[Figure scripts]
==================================================
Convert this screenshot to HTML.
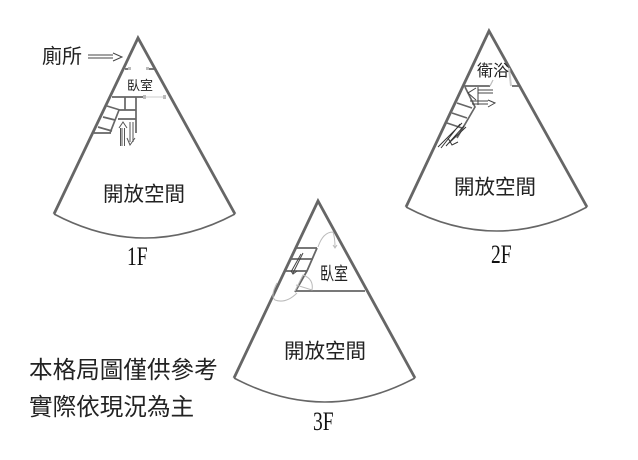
<!DOCTYPE html>
<html><head><meta charset="utf-8"><style>
html,body{margin:0;padding:0;background:#fff}
svg{display:block}
.c{font-family:"Liberation Sans","Noto Sans CJK TC",sans-serif;fill:#222}
.s{font-family:"Liberation Serif",serif;fill:#111}
</style></head><body>
<svg width="638" height="460" viewBox="0 0 638 460" xmlns="http://www.w3.org/2000/svg">
<g fill="none" stroke="#666" stroke-width="2.8">
<path d="M54 214L138 38L235 214"/>
<path d="M406 207L489 31L587 207"/>
<path d="M234 378L318 201L415 378"/>
</g>
<g fill="none" stroke="#666" stroke-width="1.6">
<path d="M54 214Q145 262 235 214"/>
<path d="M406 207Q497 255 587 207"/>
<path d="M234 378Q325 426 415 378"/>
</g>
<!-- 1F details -->
<g fill="none" stroke="#666" stroke-width="1.7">
<path d="M125 69H130M147 69H156M112 97H143M125 97V110M136 97V133M119 110H136M118 119H136M119 110L110 133M107 106L120 110M103 117L115 120M98 127L112 131M94 133H111"/>
</g>
<path d="M143 97H165" stroke="#ccc" stroke-width="1"/>
<g fill="#bbb"><rect x="128" y="67" width="3" height="3"/><rect x="146" y="67" width="3" height="3"/><rect x="143" y="95" width="3" height="4"/><rect x="163" y="95" width="3" height="4"/></g>
<g fill="none" stroke="#555" stroke-width="1">
<path d="M119 128L123 122L127 128M120.500 128V146M122 128V146M124.500 128V146M130 122V142M133 122V142M127 138L130 145L135 138"/>
<path d="M88 55H113M88 58H113M113 53L122 57L113 61" stroke="#444"/>
</g>
<!-- 2F details -->
<g fill="none" stroke="#666" stroke-width="1.7">
<path d="M464 86H490M512 86H520M465 87L475 107L457 138M457 103L472 108M452 113L467 118M447 123L462 128"/>
</g>
<path d="M490 86L493 80" stroke="#bbb" stroke-width="1.2" fill="none"/>
<path d="M509 68L511 86" stroke="#ccc" stroke-width="2" fill="none"/>
<g fill="none" stroke="#444" stroke-width="1">
<path d="M476 88L468 93L476 100M478 90H493M478 93H493M478 87V105M470 101H488M472 104H488M488 100L495 103L488 107"/>
<path d="M462 123L438 147M460 124L441 148M464 126L446 146M466 127L449 143M448 138L452 145L458 142" stroke="#333"/>
</g>
<!-- 3F details -->
<g fill="none" stroke="#666" stroke-width="1.8">
<path d="M296 248H317M290 259H313M284 271H307M317 248L307 271L295 292M295 291H365"/>
</g>
<g fill="none" stroke="#444" stroke-width="1">
<path d="M303 253L293 273M301 254L291 272M291 271L293 274L297 271"/>
</g>
<g fill="none" stroke="#bbb" stroke-width="1">
<path d="M318 247Q323 232 333 232Q335 238 335 247M333 245L335 248L337 245"/>
<path d="M295 291L303 275Q314 279 312 290L296 285"/>
<path d="M277 283Q270 296 275 300Q286 304 297 293"/>
</g>
<!-- labels -->
<text class="c" x="42" y="63" font-size="20">廁所</text>
<text class="c" x="127" y="90" font-size="13">臥室</text>
<text class="c" x="477" y="76" font-size="16">衛浴</text>
<text class="c" transform="translate(320 280) scale(0.78 1)" font-size="18">臥室</text>
<text class="c" x="103" y="201" font-size="20.500">開放空間</text>
<text class="c" x="454" y="194" font-size="20.500">開放空間</text>
<text class="c" x="284" y="358" font-size="20.500">開放空間</text>
<text class="s" transform="translate(127 265) scale(0.75 1)" font-size="26">1F</text>
<text class="s" transform="translate(491 263) scale(0.75 1)" font-size="26">2F</text>
<text class="s" transform="translate(313 430) scale(0.75 1)" font-size="26">3F</text>
<text class="c" x="29" y="378" font-size="23.600">本格局圖僅供參考</text>
<text class="c" x="29" y="415" font-size="23.600">實際依現況為主</text>
</svg>
</body></html>
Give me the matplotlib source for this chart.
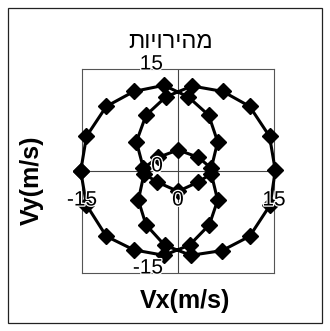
import matplotlib.pyplot as plt
import matplotlib.patheffects as pe
from matplotlib.patches import Rectangle

plt.rcParams['font.family'] = ['Liberation Sans', 'DejaVu Sans']

# velocity components along the closed path (m/s)
vx = [-15.2, -14.3, -11.2, -6.9, -2.2,
      1.6, 4.8, 6.2, 5.2,
      3.2, 0.0, -3.1, -5.4,
      -6.5, -5.0, -1.9,
      2.2, 7.0, 11.2, 14.3, 15.2,
      14.4, 11.2, 6.9, 2.0,
      -2.1, -5.0, -6.2, -5.3,
      -3.3, 0.0, 3.2, 5.2,
      6.2, 4.9, 1.8,
      -2.2, -6.9, -11.2, -14.3, -15.2]
vy = [0.0, 5.1, 9.5, 11.7, 12.6,
      10.9, 8.2, 4.3, 0.4,
      2.0, 3.1, 2.0, 0.4,
      4.3, 8.2, 10.9,
      12.5, 11.7, 9.5, 5.1, 0.1,
      -5.0, -9.6, -11.7, -12.4,
      -10.9, -7.9, -4.3, -0.4,
      -1.6, -3.0, -1.6, -0.4,
      -4.3, -7.9, -10.9,
      -12.4, -11.6, -9.6, -5.0, 0.0]

ticks = [-15, 0, 15]
tick_labels = ['-15', '0', '15']
title = 'מהירויות'

W, H = 330, 331
fig = plt.figure(figsize=(W / 100, H / 100), dpi=100)
fig.patches.append(Rectangle((8 / W, 8 / H), 314 / W, 315 / H, transform=fig.transFigure,
                             fill=False, edgecolor='#222222', linewidth=0.9))

ax = fig.add_axes([82 / W, 58 / H, 192 / W, 204 / H])
ax.set_xlim(-15, 15)
ax.set_ylim(-15, 15)
ax.set_xticks([])
ax.set_yticks([])
for s in ax.spines.values():
    s.set_color('#555555')
    s.set_linewidth(0.8)
ax.axhline(0, color='#444444', lw=0.8, zorder=1)
ax.axvline(0, color='#444444', lw=0.8, zorder=1)

ax.plot(vx, vy, color='black', lw=2.2, marker='D', ms=8.5,
        mfc='black', mec='black', zorder=3, clip_on=False)

halo = [pe.withStroke(linewidth=1.8, foreground='white')]
# x tick labels below the horizontal axis, y tick labels left of the vertical axis
for t, lab in zip(ticks, tick_labels):
    ax.annotate(lab, (t, 0), xytext=(0, -29), textcoords='offset pixels',
                ha='center', va='center', fontsize=15, zorder=5,
                path_effects=halo, annotation_clip=False)
    ax.annotate(lab, (0, t), xytext=(-15, 5), textcoords='offset pixels',
                ha='right', va='center', fontsize=15, zorder=5,
                path_effects=halo, annotation_clip=False)

fig.text(171 / W, 1 - 42 / H, title[::-1], ha='center', va='center', fontsize=17)
fig.text(185 / W, 1 - 301 / H, 'Vx(m/s)', ha='center', va='center',
         fontsize=18, fontweight='bold')
fig.text(32 / W, 1 - 180 / H, 'Vy(m/s)', ha='center', va='center',
         fontsize=18, fontweight='bold', rotation=90)

fig.savefig('out.png', dpi=100)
==================================================
■ SET EXERCISE
Would you restate, exactly and with no pictures, the lines of the entries above from the one containing "Give me the matplotlib source for this chart." through the one containing "fill=False, edgecolor='#222222', linewidth=0.9))"?

■ TASK RESPONSE
Give me the matplotlib source for this chart.
import matplotlib.pyplot as plt
import matplotlib.patheffects as pe
from matplotlib.patches import Rectangle

plt.rcParams['font.family'] = ['Liberation Sans', 'DejaVu Sans']

# velocity components along the closed path (m/s)
vx = [-15.2, -14.3, -11.2, -6.9, -2.2,
      1.6, 4.8, 6.2, 5.2,
      3.2, 0.0, -3.1, -5.4,
      -6.5, -5.0, -1.9,
      2.2, 7.0, 11.2, 14.3, 15.2,
      14.4, 11.2, 6.9, 2.0,
      -2.1, -5.0, -6.2, -5.3,
      -3.3, 0.0, 3.2, 5.2,
      6.2, 4.9, 1.8,
      -2.2, -6.9, -11.2, -14.3, -15.2]
vy = [0.0, 5.1, 9.5, 11.7, 12.6,
      10.9, 8.2, 4.3, 0.4,
      2.0, 3.1, 2.0, 0.4,
      4.3, 8.2, 10.9,
      12.5, 11.7, 9.5, 5.1, 0.1,
      -5.0, -9.6, -11.7, -12.4,
      -10.9, -7.9, -4.3, -0.4,
      -1.6, -3.0, -1.6, -0.4,
      -4.3, -7.9, -10.9,
      -12.4, -11.6, -9.6, -5.0, 0.0]

ticks = [-15, 0, 15]
tick_labels = ['-15', '0', '15']
title = 'מהירויות'

W, H = 330, 331
fig = plt.figure(figsize=(W / 100, H / 100), dpi=100)
fig.patches.append(Rectangle((8 / W, 8 / H), 314 / W, 315 / H, transform=fig.transFigure,
                             fill=False, edgecolor='#222222', linewidth=0.9))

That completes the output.